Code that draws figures
——————

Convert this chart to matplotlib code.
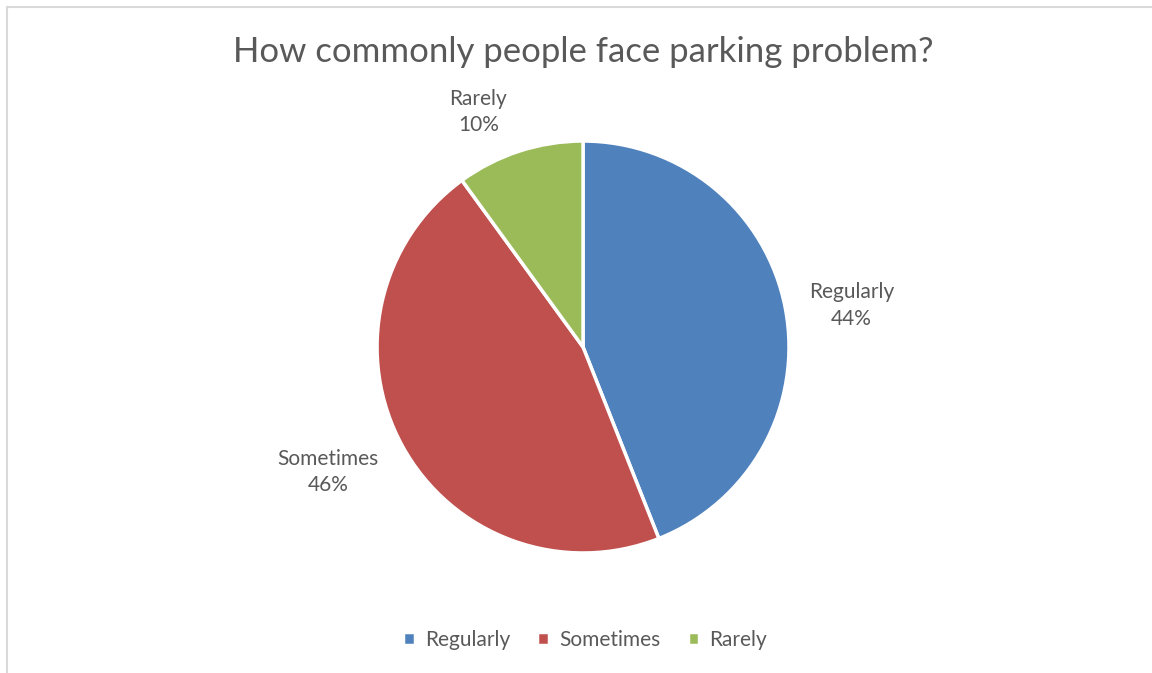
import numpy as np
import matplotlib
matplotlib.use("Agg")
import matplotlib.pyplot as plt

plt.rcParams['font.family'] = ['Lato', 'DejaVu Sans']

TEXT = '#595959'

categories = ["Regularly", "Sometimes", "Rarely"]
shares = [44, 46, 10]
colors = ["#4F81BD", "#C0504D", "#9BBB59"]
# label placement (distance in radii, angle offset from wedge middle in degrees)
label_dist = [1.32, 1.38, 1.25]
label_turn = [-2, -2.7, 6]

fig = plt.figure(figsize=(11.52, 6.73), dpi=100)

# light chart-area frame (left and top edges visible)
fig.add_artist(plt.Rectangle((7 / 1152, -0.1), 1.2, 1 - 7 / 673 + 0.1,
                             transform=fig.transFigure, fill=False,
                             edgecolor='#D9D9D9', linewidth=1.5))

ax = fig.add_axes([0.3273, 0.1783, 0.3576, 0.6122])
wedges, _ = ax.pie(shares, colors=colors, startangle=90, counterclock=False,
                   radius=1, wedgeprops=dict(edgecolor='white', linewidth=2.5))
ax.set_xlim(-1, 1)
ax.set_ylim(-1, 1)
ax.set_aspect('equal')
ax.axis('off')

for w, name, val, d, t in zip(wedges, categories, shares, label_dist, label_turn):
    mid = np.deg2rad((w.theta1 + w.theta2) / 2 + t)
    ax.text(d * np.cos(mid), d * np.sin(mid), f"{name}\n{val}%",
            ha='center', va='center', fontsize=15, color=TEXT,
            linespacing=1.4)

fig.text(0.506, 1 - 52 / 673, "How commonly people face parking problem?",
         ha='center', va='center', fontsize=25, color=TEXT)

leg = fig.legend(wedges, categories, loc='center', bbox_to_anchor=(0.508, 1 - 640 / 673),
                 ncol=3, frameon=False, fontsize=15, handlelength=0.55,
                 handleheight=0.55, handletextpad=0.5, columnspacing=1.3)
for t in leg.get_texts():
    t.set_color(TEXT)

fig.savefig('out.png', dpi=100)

——————

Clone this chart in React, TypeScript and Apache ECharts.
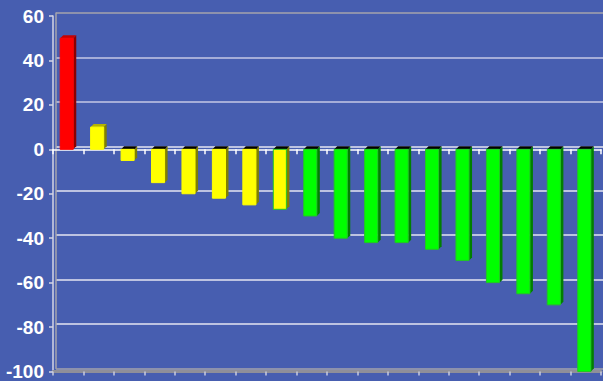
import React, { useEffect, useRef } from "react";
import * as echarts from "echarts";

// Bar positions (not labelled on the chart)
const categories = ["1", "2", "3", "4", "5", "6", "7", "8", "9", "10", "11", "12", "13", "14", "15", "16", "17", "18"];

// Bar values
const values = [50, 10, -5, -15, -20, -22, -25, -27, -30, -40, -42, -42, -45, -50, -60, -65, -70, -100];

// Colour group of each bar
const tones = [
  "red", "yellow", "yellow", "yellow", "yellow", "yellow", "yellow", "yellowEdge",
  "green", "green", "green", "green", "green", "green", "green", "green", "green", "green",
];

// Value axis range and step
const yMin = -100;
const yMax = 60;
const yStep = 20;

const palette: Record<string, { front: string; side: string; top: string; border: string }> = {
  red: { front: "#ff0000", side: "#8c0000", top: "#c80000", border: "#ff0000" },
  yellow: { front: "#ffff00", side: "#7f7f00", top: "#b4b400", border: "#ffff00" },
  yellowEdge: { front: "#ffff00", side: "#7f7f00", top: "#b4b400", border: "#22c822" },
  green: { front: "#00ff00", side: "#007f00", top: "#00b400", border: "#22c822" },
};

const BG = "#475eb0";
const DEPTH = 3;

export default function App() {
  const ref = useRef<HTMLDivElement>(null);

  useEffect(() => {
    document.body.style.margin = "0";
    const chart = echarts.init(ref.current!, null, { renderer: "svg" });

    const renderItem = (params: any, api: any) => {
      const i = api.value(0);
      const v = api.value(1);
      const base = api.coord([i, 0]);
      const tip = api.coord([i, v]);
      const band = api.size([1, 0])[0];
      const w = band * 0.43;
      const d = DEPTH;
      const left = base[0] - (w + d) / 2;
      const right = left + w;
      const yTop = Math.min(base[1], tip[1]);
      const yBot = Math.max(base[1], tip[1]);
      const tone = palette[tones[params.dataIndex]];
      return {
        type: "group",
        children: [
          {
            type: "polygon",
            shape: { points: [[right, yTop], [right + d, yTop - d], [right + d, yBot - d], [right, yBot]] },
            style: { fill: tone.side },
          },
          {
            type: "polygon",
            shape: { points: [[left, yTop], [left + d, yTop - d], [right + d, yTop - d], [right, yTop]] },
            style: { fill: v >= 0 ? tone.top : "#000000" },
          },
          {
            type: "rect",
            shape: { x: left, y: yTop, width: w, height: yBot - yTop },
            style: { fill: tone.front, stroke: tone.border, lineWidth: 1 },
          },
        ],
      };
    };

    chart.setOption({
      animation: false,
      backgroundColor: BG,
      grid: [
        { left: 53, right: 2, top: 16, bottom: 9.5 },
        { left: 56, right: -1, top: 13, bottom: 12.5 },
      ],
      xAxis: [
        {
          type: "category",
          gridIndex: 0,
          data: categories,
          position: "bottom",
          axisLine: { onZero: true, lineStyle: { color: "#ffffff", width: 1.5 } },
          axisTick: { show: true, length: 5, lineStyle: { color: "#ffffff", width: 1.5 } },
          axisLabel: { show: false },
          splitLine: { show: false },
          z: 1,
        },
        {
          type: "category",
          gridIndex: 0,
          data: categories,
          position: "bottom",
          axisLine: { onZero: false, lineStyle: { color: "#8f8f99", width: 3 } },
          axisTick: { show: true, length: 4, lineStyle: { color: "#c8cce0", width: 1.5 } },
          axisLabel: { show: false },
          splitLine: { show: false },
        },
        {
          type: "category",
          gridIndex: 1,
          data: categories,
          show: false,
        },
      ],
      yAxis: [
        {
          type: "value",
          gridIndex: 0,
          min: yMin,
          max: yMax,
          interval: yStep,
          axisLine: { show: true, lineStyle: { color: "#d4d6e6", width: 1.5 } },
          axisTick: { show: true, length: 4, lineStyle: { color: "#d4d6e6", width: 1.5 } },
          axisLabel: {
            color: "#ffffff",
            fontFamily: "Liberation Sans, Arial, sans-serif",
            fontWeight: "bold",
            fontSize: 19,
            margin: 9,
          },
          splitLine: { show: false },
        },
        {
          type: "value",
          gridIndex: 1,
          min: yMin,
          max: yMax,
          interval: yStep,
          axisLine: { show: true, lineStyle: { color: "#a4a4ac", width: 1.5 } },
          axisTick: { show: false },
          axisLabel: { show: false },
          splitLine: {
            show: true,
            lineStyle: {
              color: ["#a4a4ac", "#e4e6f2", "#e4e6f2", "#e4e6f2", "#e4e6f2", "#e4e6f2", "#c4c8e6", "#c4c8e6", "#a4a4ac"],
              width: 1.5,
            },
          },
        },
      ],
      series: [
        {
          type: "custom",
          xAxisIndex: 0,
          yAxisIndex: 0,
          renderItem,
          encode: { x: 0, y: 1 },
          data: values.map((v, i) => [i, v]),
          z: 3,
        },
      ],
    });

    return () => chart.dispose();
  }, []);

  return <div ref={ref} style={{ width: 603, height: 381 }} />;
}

——————

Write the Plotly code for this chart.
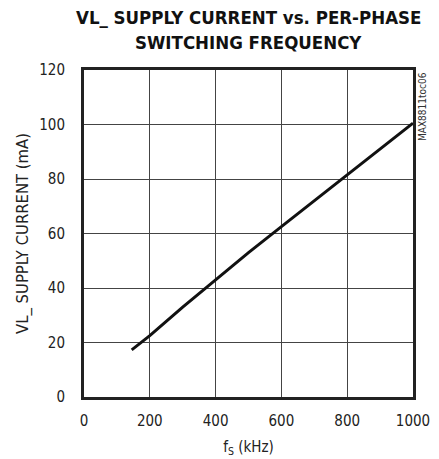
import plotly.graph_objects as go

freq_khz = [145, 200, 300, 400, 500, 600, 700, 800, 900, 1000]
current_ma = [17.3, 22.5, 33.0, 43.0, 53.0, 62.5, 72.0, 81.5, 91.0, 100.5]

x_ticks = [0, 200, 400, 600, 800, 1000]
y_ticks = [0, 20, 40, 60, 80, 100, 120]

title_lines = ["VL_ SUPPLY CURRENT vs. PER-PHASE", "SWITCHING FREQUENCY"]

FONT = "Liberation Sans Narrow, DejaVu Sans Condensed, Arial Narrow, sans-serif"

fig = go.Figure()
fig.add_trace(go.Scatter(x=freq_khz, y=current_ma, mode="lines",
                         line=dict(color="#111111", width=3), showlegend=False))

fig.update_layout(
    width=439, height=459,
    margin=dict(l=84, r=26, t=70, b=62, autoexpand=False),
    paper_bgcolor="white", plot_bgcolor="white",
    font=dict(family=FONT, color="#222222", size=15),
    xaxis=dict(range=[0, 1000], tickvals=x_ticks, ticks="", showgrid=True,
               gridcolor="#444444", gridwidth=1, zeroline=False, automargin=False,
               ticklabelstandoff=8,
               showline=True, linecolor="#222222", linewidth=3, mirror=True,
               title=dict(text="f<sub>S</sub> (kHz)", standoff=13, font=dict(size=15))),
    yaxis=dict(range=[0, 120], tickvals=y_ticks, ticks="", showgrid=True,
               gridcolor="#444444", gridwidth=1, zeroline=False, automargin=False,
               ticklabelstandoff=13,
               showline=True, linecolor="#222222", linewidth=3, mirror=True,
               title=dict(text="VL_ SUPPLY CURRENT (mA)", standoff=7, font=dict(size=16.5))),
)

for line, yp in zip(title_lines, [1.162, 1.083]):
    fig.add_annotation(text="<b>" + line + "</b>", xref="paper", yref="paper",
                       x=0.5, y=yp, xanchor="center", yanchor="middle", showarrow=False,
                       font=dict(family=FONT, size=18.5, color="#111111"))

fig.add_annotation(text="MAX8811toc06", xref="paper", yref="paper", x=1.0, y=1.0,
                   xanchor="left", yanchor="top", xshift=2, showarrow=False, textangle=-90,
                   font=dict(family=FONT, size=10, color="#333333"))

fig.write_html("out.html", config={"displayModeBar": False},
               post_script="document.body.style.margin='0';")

——————

- Work to be completed:
Copy out exactly the material that runs from the line with "Write the Plotly code for this chart." to the line with "Sans Narrow, DejaVu", ends included, and leave the pictures behind.

- Result:
Write the Plotly code for this chart.
import plotly.graph_objects as go

freq_khz = [145, 200, 300, 400, 500, 600, 700, 800, 900, 1000]
current_ma = [17.3, 22.5, 33.0, 43.0, 53.0, 62.5, 72.0, 81.5, 91.0, 100.5]

x_ticks = [0, 200, 400, 600, 800, 1000]
y_ticks = [0, 20, 40, 60, 80, 100, 120]

title_lines = ["VL_ SUPPLY CURRENT vs. PER-PHASE", "SWITCHING FREQUENCY"]

FONT = "Liberation Sans Narrow, DejaVu Sans Condensed, Arial Narrow, sans-serif"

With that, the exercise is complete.